- _Given instruction_
Locate each line with the string "this" in the listing below and copy it.
>>>>
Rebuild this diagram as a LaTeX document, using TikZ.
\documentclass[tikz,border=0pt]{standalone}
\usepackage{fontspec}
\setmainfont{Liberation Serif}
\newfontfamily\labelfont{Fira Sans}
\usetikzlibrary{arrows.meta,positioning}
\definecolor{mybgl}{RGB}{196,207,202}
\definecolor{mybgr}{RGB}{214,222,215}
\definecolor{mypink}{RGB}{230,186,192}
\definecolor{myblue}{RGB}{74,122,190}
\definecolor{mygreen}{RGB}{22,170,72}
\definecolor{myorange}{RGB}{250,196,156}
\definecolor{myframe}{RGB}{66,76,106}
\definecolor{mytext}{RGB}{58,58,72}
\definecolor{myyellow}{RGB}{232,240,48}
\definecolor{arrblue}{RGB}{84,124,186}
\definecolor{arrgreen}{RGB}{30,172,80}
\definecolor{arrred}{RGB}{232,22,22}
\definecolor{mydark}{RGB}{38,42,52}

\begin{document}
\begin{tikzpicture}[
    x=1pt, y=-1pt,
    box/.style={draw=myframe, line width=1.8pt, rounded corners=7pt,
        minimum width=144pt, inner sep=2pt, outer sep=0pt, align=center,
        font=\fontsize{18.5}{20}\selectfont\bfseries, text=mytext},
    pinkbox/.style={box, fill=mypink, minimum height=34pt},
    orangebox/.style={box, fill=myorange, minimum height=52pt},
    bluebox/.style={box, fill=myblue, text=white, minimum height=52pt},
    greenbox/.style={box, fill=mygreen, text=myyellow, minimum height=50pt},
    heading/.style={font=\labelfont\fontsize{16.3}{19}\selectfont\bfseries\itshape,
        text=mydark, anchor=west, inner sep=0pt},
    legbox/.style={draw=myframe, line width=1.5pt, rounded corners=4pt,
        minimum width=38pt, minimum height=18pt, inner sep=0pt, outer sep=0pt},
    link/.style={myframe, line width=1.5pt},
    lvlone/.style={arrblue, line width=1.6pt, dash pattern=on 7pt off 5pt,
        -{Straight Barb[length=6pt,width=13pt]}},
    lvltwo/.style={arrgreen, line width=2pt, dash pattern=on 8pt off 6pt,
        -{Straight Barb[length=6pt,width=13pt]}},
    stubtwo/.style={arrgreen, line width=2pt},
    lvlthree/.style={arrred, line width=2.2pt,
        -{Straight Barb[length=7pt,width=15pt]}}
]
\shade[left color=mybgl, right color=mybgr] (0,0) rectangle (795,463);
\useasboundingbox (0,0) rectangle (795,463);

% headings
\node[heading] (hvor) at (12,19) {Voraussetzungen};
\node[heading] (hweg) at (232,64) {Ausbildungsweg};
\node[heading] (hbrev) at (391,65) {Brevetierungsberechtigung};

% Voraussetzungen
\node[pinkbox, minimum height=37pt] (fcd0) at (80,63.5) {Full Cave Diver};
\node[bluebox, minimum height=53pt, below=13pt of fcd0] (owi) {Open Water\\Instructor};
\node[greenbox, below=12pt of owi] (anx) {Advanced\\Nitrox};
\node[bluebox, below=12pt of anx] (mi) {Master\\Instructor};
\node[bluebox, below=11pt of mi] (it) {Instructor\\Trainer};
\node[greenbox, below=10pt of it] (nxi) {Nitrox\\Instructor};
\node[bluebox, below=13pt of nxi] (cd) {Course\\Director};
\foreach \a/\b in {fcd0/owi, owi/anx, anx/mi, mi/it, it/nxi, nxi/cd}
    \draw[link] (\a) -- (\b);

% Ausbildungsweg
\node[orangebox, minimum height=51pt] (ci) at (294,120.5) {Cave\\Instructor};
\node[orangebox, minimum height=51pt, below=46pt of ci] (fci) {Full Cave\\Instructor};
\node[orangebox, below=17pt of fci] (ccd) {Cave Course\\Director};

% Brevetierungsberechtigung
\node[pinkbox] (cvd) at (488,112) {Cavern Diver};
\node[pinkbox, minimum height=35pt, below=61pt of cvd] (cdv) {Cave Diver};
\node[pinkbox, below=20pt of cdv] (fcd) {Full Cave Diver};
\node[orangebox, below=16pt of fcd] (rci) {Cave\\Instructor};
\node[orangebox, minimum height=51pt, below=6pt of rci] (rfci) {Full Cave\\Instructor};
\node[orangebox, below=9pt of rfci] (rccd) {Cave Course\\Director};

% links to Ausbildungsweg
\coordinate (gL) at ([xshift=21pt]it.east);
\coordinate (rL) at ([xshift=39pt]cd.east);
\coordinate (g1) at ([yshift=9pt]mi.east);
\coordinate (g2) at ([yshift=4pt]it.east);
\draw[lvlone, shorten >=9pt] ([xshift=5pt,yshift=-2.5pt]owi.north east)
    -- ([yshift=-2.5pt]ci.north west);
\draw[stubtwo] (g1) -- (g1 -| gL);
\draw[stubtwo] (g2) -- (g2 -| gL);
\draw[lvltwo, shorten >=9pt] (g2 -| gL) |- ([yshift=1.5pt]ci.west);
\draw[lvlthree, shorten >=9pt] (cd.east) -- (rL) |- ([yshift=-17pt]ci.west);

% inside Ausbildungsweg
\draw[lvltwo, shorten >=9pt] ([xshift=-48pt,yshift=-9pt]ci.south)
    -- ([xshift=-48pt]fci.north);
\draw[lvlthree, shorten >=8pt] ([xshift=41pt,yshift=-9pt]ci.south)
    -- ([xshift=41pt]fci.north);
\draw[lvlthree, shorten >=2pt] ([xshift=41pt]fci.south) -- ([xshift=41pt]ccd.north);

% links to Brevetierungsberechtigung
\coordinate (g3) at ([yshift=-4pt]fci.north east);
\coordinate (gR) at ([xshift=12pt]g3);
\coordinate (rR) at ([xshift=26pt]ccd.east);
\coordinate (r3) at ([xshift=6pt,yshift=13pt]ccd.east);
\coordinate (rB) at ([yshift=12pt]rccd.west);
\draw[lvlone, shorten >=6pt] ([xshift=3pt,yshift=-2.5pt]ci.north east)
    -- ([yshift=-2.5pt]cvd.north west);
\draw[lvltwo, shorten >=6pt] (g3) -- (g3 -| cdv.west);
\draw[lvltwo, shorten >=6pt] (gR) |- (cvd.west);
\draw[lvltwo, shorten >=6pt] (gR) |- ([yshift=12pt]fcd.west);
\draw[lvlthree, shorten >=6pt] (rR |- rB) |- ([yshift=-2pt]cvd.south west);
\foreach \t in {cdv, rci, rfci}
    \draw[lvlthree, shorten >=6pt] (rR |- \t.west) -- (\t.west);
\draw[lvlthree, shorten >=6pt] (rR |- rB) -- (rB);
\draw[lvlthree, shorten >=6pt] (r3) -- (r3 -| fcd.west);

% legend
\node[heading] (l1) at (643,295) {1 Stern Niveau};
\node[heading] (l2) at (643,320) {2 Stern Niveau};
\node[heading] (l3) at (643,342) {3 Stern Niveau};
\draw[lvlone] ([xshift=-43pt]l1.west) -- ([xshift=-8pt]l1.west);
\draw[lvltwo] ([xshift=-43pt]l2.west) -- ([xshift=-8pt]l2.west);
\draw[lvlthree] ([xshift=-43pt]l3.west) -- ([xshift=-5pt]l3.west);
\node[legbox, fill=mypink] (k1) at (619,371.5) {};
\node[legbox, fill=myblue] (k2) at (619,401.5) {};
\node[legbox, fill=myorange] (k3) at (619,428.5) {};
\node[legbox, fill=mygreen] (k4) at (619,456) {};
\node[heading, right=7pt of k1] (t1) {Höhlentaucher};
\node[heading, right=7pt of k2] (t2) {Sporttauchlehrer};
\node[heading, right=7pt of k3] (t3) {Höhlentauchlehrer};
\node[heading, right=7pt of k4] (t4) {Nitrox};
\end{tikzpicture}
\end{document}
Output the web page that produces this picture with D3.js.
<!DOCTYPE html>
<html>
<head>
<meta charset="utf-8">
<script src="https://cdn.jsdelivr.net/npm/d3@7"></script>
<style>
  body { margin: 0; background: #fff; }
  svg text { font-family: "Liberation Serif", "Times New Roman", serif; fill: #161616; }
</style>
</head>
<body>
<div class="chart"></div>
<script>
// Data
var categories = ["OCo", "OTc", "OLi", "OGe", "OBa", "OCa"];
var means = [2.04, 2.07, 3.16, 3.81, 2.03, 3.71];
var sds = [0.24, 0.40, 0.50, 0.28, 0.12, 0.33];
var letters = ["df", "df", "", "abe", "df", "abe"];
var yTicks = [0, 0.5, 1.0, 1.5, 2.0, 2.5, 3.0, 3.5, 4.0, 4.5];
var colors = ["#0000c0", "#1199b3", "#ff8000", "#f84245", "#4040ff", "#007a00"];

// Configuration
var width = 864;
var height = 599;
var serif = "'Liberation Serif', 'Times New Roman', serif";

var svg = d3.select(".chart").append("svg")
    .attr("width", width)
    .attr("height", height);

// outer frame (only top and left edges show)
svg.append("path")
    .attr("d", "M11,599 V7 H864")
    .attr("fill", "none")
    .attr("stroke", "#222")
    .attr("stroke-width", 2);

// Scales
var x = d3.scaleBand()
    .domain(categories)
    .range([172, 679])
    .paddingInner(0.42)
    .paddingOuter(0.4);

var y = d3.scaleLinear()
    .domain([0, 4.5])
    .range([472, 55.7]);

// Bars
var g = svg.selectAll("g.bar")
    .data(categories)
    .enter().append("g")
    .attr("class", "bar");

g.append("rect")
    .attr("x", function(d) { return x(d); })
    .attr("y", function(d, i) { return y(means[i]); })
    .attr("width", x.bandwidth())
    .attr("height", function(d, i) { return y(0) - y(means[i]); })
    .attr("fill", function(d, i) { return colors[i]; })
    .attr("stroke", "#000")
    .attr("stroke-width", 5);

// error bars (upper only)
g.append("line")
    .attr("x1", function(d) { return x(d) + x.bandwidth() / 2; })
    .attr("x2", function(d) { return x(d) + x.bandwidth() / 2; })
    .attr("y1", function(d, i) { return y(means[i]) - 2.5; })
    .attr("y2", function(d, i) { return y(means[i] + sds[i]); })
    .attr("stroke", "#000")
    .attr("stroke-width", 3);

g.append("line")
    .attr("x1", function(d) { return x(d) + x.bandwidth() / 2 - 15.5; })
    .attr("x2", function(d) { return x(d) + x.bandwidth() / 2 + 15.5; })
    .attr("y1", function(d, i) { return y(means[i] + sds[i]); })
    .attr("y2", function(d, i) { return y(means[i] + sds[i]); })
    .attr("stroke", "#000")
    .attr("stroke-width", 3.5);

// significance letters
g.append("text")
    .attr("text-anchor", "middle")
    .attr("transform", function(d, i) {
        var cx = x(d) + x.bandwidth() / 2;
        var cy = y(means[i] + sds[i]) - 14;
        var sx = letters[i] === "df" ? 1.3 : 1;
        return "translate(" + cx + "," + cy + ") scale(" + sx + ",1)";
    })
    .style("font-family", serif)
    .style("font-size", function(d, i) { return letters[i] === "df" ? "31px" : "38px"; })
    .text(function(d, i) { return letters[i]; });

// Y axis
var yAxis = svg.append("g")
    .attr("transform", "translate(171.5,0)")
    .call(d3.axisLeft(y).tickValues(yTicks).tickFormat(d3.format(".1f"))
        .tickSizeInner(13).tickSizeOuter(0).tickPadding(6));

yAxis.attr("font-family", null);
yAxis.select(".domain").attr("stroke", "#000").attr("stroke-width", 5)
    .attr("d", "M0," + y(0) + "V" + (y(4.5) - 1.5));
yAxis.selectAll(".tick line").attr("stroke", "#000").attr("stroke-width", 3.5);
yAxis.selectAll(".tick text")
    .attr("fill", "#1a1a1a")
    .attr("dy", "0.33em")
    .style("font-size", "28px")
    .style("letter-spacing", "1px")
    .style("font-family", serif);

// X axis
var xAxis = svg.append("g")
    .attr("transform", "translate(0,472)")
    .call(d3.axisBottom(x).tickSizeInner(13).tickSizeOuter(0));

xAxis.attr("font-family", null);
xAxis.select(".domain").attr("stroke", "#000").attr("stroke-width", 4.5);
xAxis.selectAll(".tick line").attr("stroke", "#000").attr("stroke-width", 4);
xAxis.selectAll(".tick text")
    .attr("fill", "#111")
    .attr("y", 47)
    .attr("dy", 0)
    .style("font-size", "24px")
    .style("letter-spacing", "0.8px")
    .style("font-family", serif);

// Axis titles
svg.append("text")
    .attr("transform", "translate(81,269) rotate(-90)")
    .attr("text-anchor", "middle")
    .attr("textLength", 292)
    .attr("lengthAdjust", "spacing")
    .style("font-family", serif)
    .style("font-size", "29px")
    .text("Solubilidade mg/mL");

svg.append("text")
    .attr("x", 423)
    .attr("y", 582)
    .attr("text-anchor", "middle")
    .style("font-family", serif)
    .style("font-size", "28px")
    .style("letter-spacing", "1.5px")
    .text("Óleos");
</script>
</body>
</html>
<<<<
- _Completed task_
Rebuild this diagram as a LaTeX document, using TikZ.
Output the web page that produces this picture with D3.js.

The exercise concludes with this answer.